### Task to carry out
Copy the records that follow exactly as written, but not their pictures.

### Exercise data

# # # # #

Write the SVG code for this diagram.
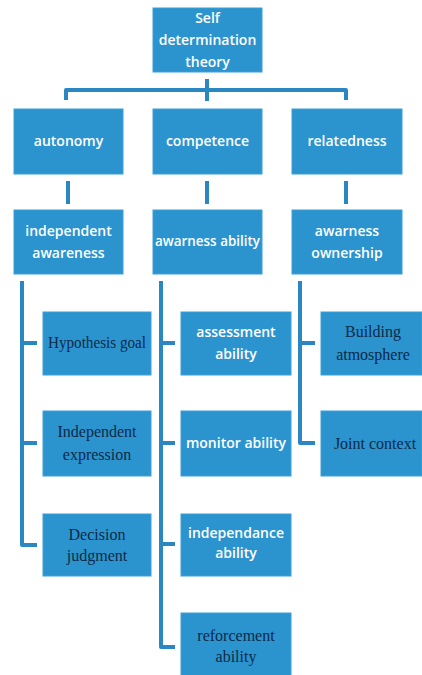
<svg xmlns="http://www.w3.org/2000/svg" width="422" height="675" viewBox="0 0 422 675">
<style>
.box{fill:#2b94cf;stroke:#3aa0d8;stroke-width:1}
.w{font-family:"Open Sans","Liberation Sans",sans-serif;font-weight:600;font-size:14px;fill:#ffffff;text-anchor:middle}
.s{font-family:"Liberation Serif","Times New Roman",serif;font-size:16px;fill:#0d2a48;text-anchor:middle}
.c{fill:none;stroke:#2a87c2;stroke-width:4;stroke-linejoin:round}
</style>
<rect width="422" height="675" fill="#ffffff"/>
<g id="connectors">
<path class="c" d="M207 79V101M66 100V90H346V100"/>
<path class="c" d="M68 181V204M207 181V204M346 181V204"/>
<path class="c" d="M22 281V545H37M22 343H37M22 443H37"/>
<path class="c" d="M161 281V647H175M161 343H175M161 443H175M161 544H175"/>
<path class="c" d="M300 281V443H315M300 343H315"/>
</g>
<g id="n-sdt"><rect class="box" x="153" y="8" width="109" height="64"/><text class="w" x="207.5" y="23">Self</text><text class="w" x="207.5" y="45">determination</text><text class="w" x="207.5" y="67">theory</text></g>
<g id="n-autonomy"><rect class="box" x="14" y="109" width="109" height="65"/><text class="w" x="68.5" y="146">autonomy</text></g>
<g id="n-competence"><rect class="box" x="153" y="109" width="109" height="65"/><text class="w" x="207.5" y="146">competence</text></g>
<g id="n-relatedness"><rect class="box" x="292" y="109" width="110" height="65"/><text class="w" x="347" y="146">relatedness</text></g>
<g id="n-indaware"><rect class="box" x="14" y="210" width="109" height="64"/><text class="w" x="68.5" y="236">independent</text><text class="w" x="68.5" y="258">awareness</text></g>
<g id="n-awability"><rect class="box" x="153" y="210" width="109" height="64"/><text class="w" x="207.5" y="246" textLength="105" lengthAdjust="spacingAndGlyphs">awarness ability</text></g>
<g id="n-awown"><rect class="box" x="292" y="210" width="110" height="64"/><text class="w" x="347" y="236">awarness</text><text class="w" x="347" y="258">ownership</text></g>
<g id="n-hyp"><rect class="box" x="43" y="312" width="108" height="63"/><text class="s" x="97" y="348" textLength="98" lengthAdjust="spacingAndGlyphs">Hypothesis goal</text></g>
<g id="n-indexp"><rect class="box" x="43" y="411" width="108" height="65"/><text class="s" x="97" y="437">Independent</text><text class="s" x="97" y="460">expression</text></g>
<g id="n-dec"><rect class="box" x="43" y="514" width="108" height="62"/><text class="s" x="97" y="540">Decision</text><text class="s" x="97" y="561">judgment</text></g>
<g id="n-assess"><rect class="box" x="181" y="312" width="110" height="63"/><text class="w" x="236" y="337">assessment</text><text class="w" x="236" y="359">ability</text></g>
<g id="n-monitor"><rect class="box" x="181" y="411" width="110" height="65"/><text class="w" x="236" y="448">monitor ability</text></g>
<g id="n-indep"><rect class="box" x="181" y="514" width="110" height="62"/><text class="w" x="236" y="538">independance</text><text class="w" x="236" y="558">ability</text></g>
<g id="n-reforce"><rect class="box" x="181" y="613" width="110" height="64"/><text class="s" x="236" y="641">reforcement</text><text class="s" x="236" y="662">ability</text></g>
<g id="n-build"><rect class="box" x="321" y="312" width="101" height="63"/><text class="s" x="373" y="337">Building</text><text class="s" x="373" y="360">atmosphere</text></g>
<g id="n-joint"><rect class="box" x="321" y="411" width="101" height="65"/><text class="s" x="375" y="449">Joint context</text></g>
</svg>
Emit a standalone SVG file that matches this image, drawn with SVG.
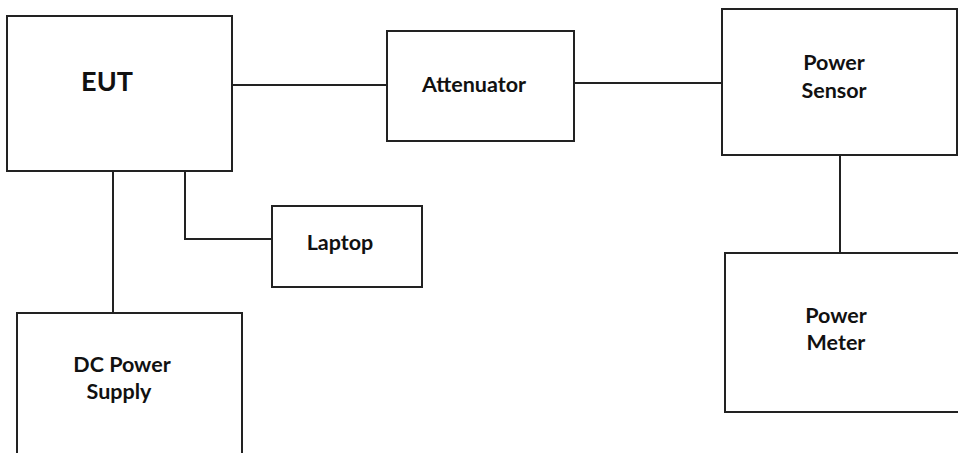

# # # # #

### The answer
Write the SVG code for this diagram.
<svg xmlns="http://www.w3.org/2000/svg" width="422" height="675" viewBox="0 0 422 675">
<style>
.box{fill:#2b94cf;stroke:#3aa0d8;stroke-width:1}
.w{font-family:"Open Sans","Liberation Sans",sans-serif;font-weight:600;font-size:14px;fill:#ffffff;text-anchor:middle}
.s{font-family:"Liberation Serif","Times New Roman",serif;font-size:16px;fill:#0d2a48;text-anchor:middle}
.c{fill:none;stroke:#2a87c2;stroke-width:4;stroke-linejoin:round}
</style>
<rect width="422" height="675" fill="#ffffff"/>
<g id="connectors">
<path class="c" d="M207 79V101M66 100V90H346V100"/>
<path class="c" d="M68 181V204M207 181V204M346 181V204"/>
<path class="c" d="M22 281V545H37M22 343H37M22 443H37"/>
<path class="c" d="M161 281V647H175M161 343H175M161 443H175M161 544H175"/>
<path class="c" d="M300 281V443H315M300 343H315"/>
</g>
<g id="n-sdt"><rect class="box" x="153" y="8" width="109" height="64"/><text class="w" x="207.5" y="23">Self</text><text class="w" x="207.5" y="45">determination</text><text class="w" x="207.5" y="67">theory</text></g>
<g id="n-autonomy"><rect class="box" x="14" y="109" width="109" height="65"/><text class="w" x="68.5" y="146">autonomy</text></g>
<g id="n-competence"><rect class="box" x="153" y="109" width="109" height="65"/><text class="w" x="207.5" y="146">competence</text></g>
<g id="n-relatedness"><rect class="box" x="292" y="109" width="110" height="65"/><text class="w" x="347" y="146">relatedness</text></g>
<g id="n-indaware"><rect class="box" x="14" y="210" width="109" height="64"/><text class="w" x="68.5" y="236">independent</text><text class="w" x="68.5" y="258">awareness</text></g>
<g id="n-awability"><rect class="box" x="153" y="210" width="109" height="64"/><text class="w" x="207.5" y="246" textLength="105" lengthAdjust="spacingAndGlyphs">awarness ability</text></g>
<g id="n-awown"><rect class="box" x="292" y="210" width="110" height="64"/><text class="w" x="347" y="236">awarness</text><text class="w" x="347" y="258">ownership</text></g>
<g id="n-hyp"><rect class="box" x="43" y="312" width="108" height="63"/><text class="s" x="97" y="348" textLength="98" lengthAdjust="spacingAndGlyphs">Hypothesis goal</text></g>
<g id="n-indexp"><rect class="box" x="43" y="411" width="108" height="65"/><text class="s" x="97" y="437">Independent</text><text class="s" x="97" y="460">expression</text></g>
<g id="n-dec"><rect class="box" x="43" y="514" width="108" height="62"/><text class="s" x="97" y="540">Decision</text><text class="s" x="97" y="561">judgment</text></g>
<g id="n-assess"><rect class="box" x="181" y="312" width="110" height="63"/><text class="w" x="236" y="337">assessment</text><text class="w" x="236" y="359">ability</text></g>
<g id="n-monitor"><rect class="box" x="181" y="411" width="110" height="65"/><text class="w" x="236" y="448">monitor ability</text></g>
<g id="n-indep"><rect class="box" x="181" y="514" width="110" height="62"/><text class="w" x="236" y="538">independance</text><text class="w" x="236" y="558">ability</text></g>
<g id="n-reforce"><rect class="box" x="181" y="613" width="110" height="64"/><text class="s" x="236" y="641">reforcement</text><text class="s" x="236" y="662">ability</text></g>
<g id="n-build"><rect class="box" x="321" y="312" width="101" height="63"/><text class="s" x="373" y="337">Building</text><text class="s" x="373" y="360">atmosphere</text></g>
<g id="n-joint"><rect class="box" x="321" y="411" width="101" height="65"/><text class="s" x="375" y="449">Joint context</text></g>
</svg>
Emit a standalone SVG file that matches this image, drawn with SVG.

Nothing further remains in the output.